-- start --
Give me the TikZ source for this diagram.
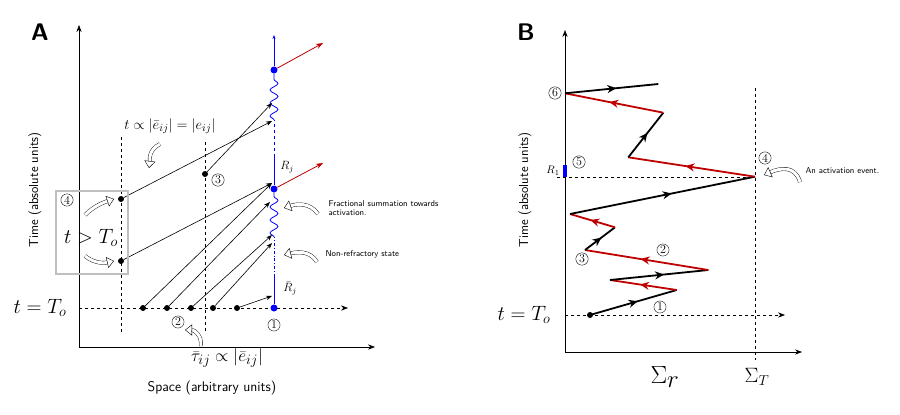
\documentclass[tikz,border=0pt]{standalone}
\usepackage{amsmath}
\usetikzlibrary{arrows.meta,decorations.pathmorphing,decorations.markings}
\newcommand{\fs}[1]{\fontsize{#1}{#1}\selectfont}
\begin{document}
\begin{tikzpicture}[x=1pt,y=-1pt,
 ax/.style={-{Stealth[length=7pt]},semithick},
 dsh/.style={dashed,semithick},
 dotn/.style={circle,fill=black,inner sep=0pt,minimum size=6pt},
 bdot/.style={circle,fill=blue,inner sep=0pt,minimum size=7pt},
 cnum/.style={circle,draw,inner sep=0.8pt,font=\fs{12}},
 sig/.style={-{Stealth[length=6pt]},semithick},
 hollow/.style={double distance=3pt,thin,-{Triangle[open,length=7pt,width=11pt]}},
 wav/.style={blue,thick,decorate,decoration={snake,amplitude=4pt,segment length=13pt}},
 mid/.style={postaction={decorate},decoration={markings,mark=at position 0.55 with {\arrow{Stealth[length=9pt,width=8pt]}}}},
 blk/.style={line width=1.8pt,black,mid},
 rd/.style={line width=1.8pt,red!75!black,mid},
 small/.style={font=\fs{8.5}\sffamily,align=left,anchor=west}]
\useasboundingbox (0,0) rectangle (900,415);
% ===== Panel A
\node[font=\sffamily\bfseries\fs{24}] (lA) at (40,32) {A};
\coordinate (oA) at (79,347);
\draw[ax] (oA) -- (79,25);
\draw[ax] (oA) -- (375,347);
\node[font=\fs{14}\sffamily] (sp) at (212,388) {Space (arbitrary units)};
\node[font=\fs{13}\sffamily,rotate=90] (tA) at (35,190) {Time (absolute units)};
\draw[dsh,-{Stealth[length=7pt]}] (79,308) -- (348,308);
\node[font=\fs{21}] (to) at (40,308) {$t=T_o$};
\draw[dsh] (121,137) -- (121,332);
\draw[dsh] (205,142) -- (205,332);
% blue neuron line
\node[bdot] (b1) at (274,308) {};
\node[bdot] (b2) at (274,189) {};
\node[bdot] (b3) at (274,70) {};
\draw[blue,thick] (b1) -- (274,277);
\draw[blue,thick,dash dot] (274,277) -- (274,237);
\draw[wav] (274,237) -- (b2);
\draw[blue,thick] (b2) -- (274,157);
\draw[blue,thick,dashed] (274,157) -- (274,120);
\draw[wav] (274,120) -- (b3);
\draw[blue,thick,-{Stealth[length=4pt]}] (b3) -- (274,35);
\coordinate (r1) at (323,43);
\coordinate (r2) at (323,163);
\draw[red!75!black,thick,-{Stealth[length=7pt]}] (b3) -- (r1);
\draw[red!75!black,thick,-{Stealth[length=7pt]}] (b2) -- (r2);
% dots
\node[dotn] (d1) at (143,308) {};
\node[dotn] (d2) at (167,308) {};
\node[dotn] (d3) at (191,308) {};
\node[dotn] (d4) at (213,308) {};
\node[dotn] (d5) at (237,308) {};
\node[dotn] (d6) at (121,199) {};
\node[dotn] (d7) at (121,261) {};
\node[dotn] (d8) at (205,174) {};
\coordinate (e1) at (272,296);
\coordinate (e2) at (272,243);
\coordinate (e3) at (272,235);
\coordinate (e4) at (270,202);
\coordinate (e5) at (272,183);
\coordinate (e6) at (272,121);
\coordinate (e7) at (272,103);
\draw[sig] (d5) -- (e1);
\draw[sig] (d4) -- (e2);
\draw[sig] (d3) -- (e3);
\draw[sig] (d2) -- (e4);
\draw[sig] (d1) -- (e5);
\draw[sig] (d6) -- (e6);
\draw[sig] (d7) -- (e5);
\draw[sig] (d8) -- (e7);
\draw[gray!50,line width=1.8pt] (56,191) rectangle (128,274);
\node[cnum] (n4) at (67,200) {4};
\node[font=\fs{21}] (tgt) at (91,238) {$t>T_o$};
\node[cnum] (n3) at (218,180) {3};
\node[cnum] (n2) at (178,322) {2};
\node[cnum] (n1) at (274,325) {1};
\node[font=\fs{15}] (lab1) at (170,126) {$t\propto|\bar e_{ij}|=|e_{ij}|$};
\node[font=\fs{19}] (lab2) at (227,358) {$\bar\tau_{ij}\propto|\bar e_{ij}|$};
\node[font=\fs{12}] (Rj) at (287,167) {$R_j$};
\node[font=\fs{12}] (Rbj) at (290,288) {$\bar R_j$};
\node[small] (fr) at (325,208) {Fractional summation towards\\activation.};
\node[small] (nr) at (322,254) {Non-refractory state};
\draw[hollow] (160,144) .. controls (148,150) and (150,160) .. (149,168);
\draw[hollow] (85,215) .. controls (95,205) and (105,202) .. (114,199);
\draw[hollow] (85,256) .. controls (95,264) and (105,263) .. (114,261);
\draw[hollow] (318,214) .. controls (310,202) and (296,204) .. (284,208);
\draw[hollow] (317,262) .. controls (310,250) and (296,252) .. (284,255);
\draw[hollow] (201,346) .. controls (202,335) and (194,330) .. (185,330);
% ===== Panel B
\node[font=\sffamily\bfseries\fs{24}] (lB) at (526,32) {B};
\coordinate (oB) at (565,352);
\draw[ax] (oB) -- (565,30);
\draw[ax] (oB) -- (802,352);
\node[font=\fs{13}\sffamily,rotate=90] (tB) at (525,190) {Time (absolute units)};
\draw[dsh,-{Stealth[length=7pt]}] (565,315) -- (785,315);
\node[font=\fs{21}] (toB) at (524,315) {$t=T_o$};
\draw[dsh] (755,88) -- (755,360);
\draw[dsh] (557,177) -- (755,177);
\coordinate (p0) at (590,315);
\coordinate (p1) at (676.7,290);
\coordinate (p2) at (610,280);
\coordinate (p3) at (708.3,270);
\coordinate (p4) at (585,250);
\coordinate (p5) at (615,227.3);
\coordinate (p6) at (570,214);
\coordinate (p7) at (755,176.7);
\coordinate (p8) at (628.3,157.3);
\coordinate (p9) at (663.3,112.7);
\coordinate (p10) at (565,93.3);
\coordinate (p11) at (658.3,84);
\draw[blk] (p0) -- (p1);
\draw[rd] (p1) -- (p2);
\draw[blk] (p2) -- (p3);
\draw[rd] (p3) -- (p4);
\draw[blk] (p4) -- (p5);
\draw[rd] (p5) -- (p6);
\draw[blk] (p6) -- (p7);
\draw[rd] (p7) -- (p8);
\draw[blk] (p8) -- (p9);
\draw[rd] (p9) -- (p10);
\draw[blk] (p10) -- (p11);
\node[dotn] (s0) at (p0) {};
\draw[blue,line width=3.5pt] (565,165) -- (565,177);
\node[cnum] (m1) at (660,307) {1};
\node[cnum] (m2) at (663,250) {2};
\node[cnum] (m3) at (582,259) {3};
\node[cnum] (m4) at (765,158) {4};
\node[cnum] (m5) at (579,162) {5};
\node[cnum] (m6) at (555,93) {6};
\node[font=\fs{11}] (R1) at (553,171) {$R_1$};
\node[font=\fs{34}] (sr) at (665,377) {$\Sigma_r$};
\node[font=\fs{21}] (sT) at (757,377) {$\Sigma_T$};
\node[small] (ae) at (802,171) {An activation event.};
\draw[hollow] (800,182) .. controls (795,165) and (780,168) .. (764,175);
\end{tikzpicture}
\end{document}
-- end --
▶ Given request
Repeat the full listing above exactly, with no pictures in the copy.

▶ Output
Give me the TikZ source for this diagram.
\documentclass[tikz,border=0pt]{standalone}
\usepackage{amsmath}
\usetikzlibrary{arrows.meta,decorations.pathmorphing,decorations.markings}
\newcommand{\fs}[1]{\fontsize{#1}{#1}\selectfont}
\begin{document}
\begin{tikzpicture}[x=1pt,y=-1pt,
 ax/.style={-{Stealth[length=7pt]},semithick},
 dsh/.style={dashed,semithick},
 dotn/.style={circle,fill=black,inner sep=0pt,minimum size=6pt},
 bdot/.style={circle,fill=blue,inner sep=0pt,minimum size=7pt},
 cnum/.style={circle,draw,inner sep=0.8pt,font=\fs{12}},
 sig/.style={-{Stealth[length=6pt]},semithick},
 hollow/.style={double distance=3pt,thin,-{Triangle[open,length=7pt,width=11pt]}},
 wav/.style={blue,thick,decorate,decoration={snake,amplitude=4pt,segment length=13pt}},
 mid/.style={postaction={decorate},decoration={markings,mark=at position 0.55 with {\arrow{Stealth[length=9pt,width=8pt]}}}},
 blk/.style={line width=1.8pt,black,mid},
 rd/.style={line width=1.8pt,red!75!black,mid},
 small/.style={font=\fs{8.5}\sffamily,align=left,anchor=west}]
\useasboundingbox (0,0) rectangle (900,415);
% ===== Panel A
\node[font=\sffamily\bfseries\fs{24}] (lA) at (40,32) {A};
\coordinate (oA) at (79,347);
\draw[ax] (oA) -- (79,25);
\draw[ax] (oA) -- (375,347);
\node[font=\fs{14}\sffamily] (sp) at (212,388) {Space (arbitrary units)};
\node[font=\fs{13}\sffamily,rotate=90] (tA) at (35,190) {Time (absolute units)};
\draw[dsh,-{Stealth[length=7pt]}] (79,308) -- (348,308);
\node[font=\fs{21}] (to) at (40,308) {$t=T_o$};
\draw[dsh] (121,137) -- (121,332);
\draw[dsh] (205,142) -- (205,332);
% blue neuron line
\node[bdot] (b1) at (274,308) {};
\node[bdot] (b2) at (274,189) {};
\node[bdot] (b3) at (274,70) {};
\draw[blue,thick] (b1) -- (274,277);
\draw[blue,thick,dash dot] (274,277) -- (274,237);
\draw[wav] (274,237) -- (b2);
\draw[blue,thick] (b2) -- (274,157);
\draw[blue,thick,dashed] (274,157) -- (274,120);
\draw[wav] (274,120) -- (b3);
\draw[blue,thick,-{Stealth[length=4pt]}] (b3) -- (274,35);
\coordinate (r1) at (323,43);
\coordinate (r2) at (323,163);
\draw[red!75!black,thick,-{Stealth[length=7pt]}] (b3) -- (r1);
\draw[red!75!black,thick,-{Stealth[length=7pt]}] (b2) -- (r2);
% dots
\node[dotn] (d1) at (143,308) {};
\node[dotn] (d2) at (167,308) {};
\node[dotn] (d3) at (191,308) {};
\node[dotn] (d4) at (213,308) {};
\node[dotn] (d5) at (237,308) {};
\node[dotn] (d6) at (121,199) {};
\node[dotn] (d7) at (121,261) {};
\node[dotn] (d8) at (205,174) {};
\coordinate (e1) at (272,296);
\coordinate (e2) at (272,243);
\coordinate (e3) at (272,235);
\coordinate (e4) at (270,202);
\coordinate (e5) at (272,183);
\coordinate (e6) at (272,121);
\coordinate (e7) at (272,103);
\draw[sig] (d5) -- (e1);
\draw[sig] (d4) -- (e2);
\draw[sig] (d3) -- (e3);
\draw[sig] (d2) -- (e4);
\draw[sig] (d1) -- (e5);
\draw[sig] (d6) -- (e6);
\draw[sig] (d7) -- (e5);
\draw[sig] (d8) -- (e7);
\draw[gray!50,line width=1.8pt] (56,191) rectangle (128,274);
\node[cnum] (n4) at (67,200) {4};
\node[font=\fs{21}] (tgt) at (91,238) {$t>T_o$};
\node[cnum] (n3) at (218,180) {3};
\node[cnum] (n2) at (178,322) {2};
\node[cnum] (n1) at (274,325) {1};
\node[font=\fs{15}] (lab1) at (170,126) {$t\propto|\bar e_{ij}|=|e_{ij}|$};
\node[font=\fs{19}] (lab2) at (227,358) {$\bar\tau_{ij}\propto|\bar e_{ij}|$};
\node[font=\fs{12}] (Rj) at (287,167) {$R_j$};
\node[font=\fs{12}] (Rbj) at (290,288) {$\bar R_j$};
\node[small] (fr) at (325,208) {Fractional summation towards\\activation.};
\node[small] (nr) at (322,254) {Non-refractory state};
\draw[hollow] (160,144) .. controls (148,150) and (150,160) .. (149,168);
\draw[hollow] (85,215) .. controls (95,205) and (105,202) .. (114,199);
\draw[hollow] (85,256) .. controls (95,264) and (105,263) .. (114,261);
\draw[hollow] (318,214) .. controls (310,202) and (296,204) .. (284,208);
\draw[hollow] (317,262) .. controls (310,250) and (296,252) .. (284,255);
\draw[hollow] (201,346) .. controls (202,335) and (194,330) .. (185,330);
% ===== Panel B
\node[font=\sffamily\bfseries\fs{24}] (lB) at (526,32) {B};
\coordinate (oB) at (565,352);
\draw[ax] (oB) -- (565,30);
\draw[ax] (oB) -- (802,352);
\node[font=\fs{13}\sffamily,rotate=90] (tB) at (525,190) {Time (absolute units)};
\draw[dsh,-{Stealth[length=7pt]}] (565,315) -- (785,315);
\node[font=\fs{21}] (toB) at (524,315) {$t=T_o$};
\draw[dsh] (755,88) -- (755,360);
\draw[dsh] (557,177) -- (755,177);
\coordinate (p0) at (590,315);
\coordinate (p1) at (676.7,290);
\coordinate (p2) at (610,280);
\coordinate (p3) at (708.3,270);
\coordinate (p4) at (585,250);
\coordinate (p5) at (615,227.3);
\coordinate (p6) at (570,214);
\coordinate (p7) at (755,176.7);
\coordinate (p8) at (628.3,157.3);
\coordinate (p9) at (663.3,112.7);
\coordinate (p10) at (565,93.3);
\coordinate (p11) at (658.3,84);
\draw[blk] (p0) -- (p1);
\draw[rd] (p1) -- (p2);
\draw[blk] (p2) -- (p3);
\draw[rd] (p3) -- (p4);
\draw[blk] (p4) -- (p5);
\draw[rd] (p5) -- (p6);
\draw[blk] (p6) -- (p7);
\draw[rd] (p7) -- (p8);
\draw[blk] (p8) -- (p9);
\draw[rd] (p9) -- (p10);
\draw[blk] (p10) -- (p11);
\node[dotn] (s0) at (p0) {};
\draw[blue,line width=3.5pt] (565,165) -- (565,177);
\node[cnum] (m1) at (660,307) {1};
\node[cnum] (m2) at (663,250) {2};
\node[cnum] (m3) at (582,259) {3};
\node[cnum] (m4) at (765,158) {4};
\node[cnum] (m5) at (579,162) {5};
\node[cnum] (m6) at (555,93) {6};
\node[font=\fs{11}] (R1) at (553,171) {$R_1$};
\node[font=\fs{34}] (sr) at (665,377) {$\Sigma_r$};
\node[font=\fs{21}] (sT) at (757,377) {$\Sigma_T$};
\node[small] (ae) at (802,171) {An activation event.};
\draw[hollow] (800,182) .. controls (795,165) and (780,168) .. (764,175);
\end{tikzpicture}
\end{document}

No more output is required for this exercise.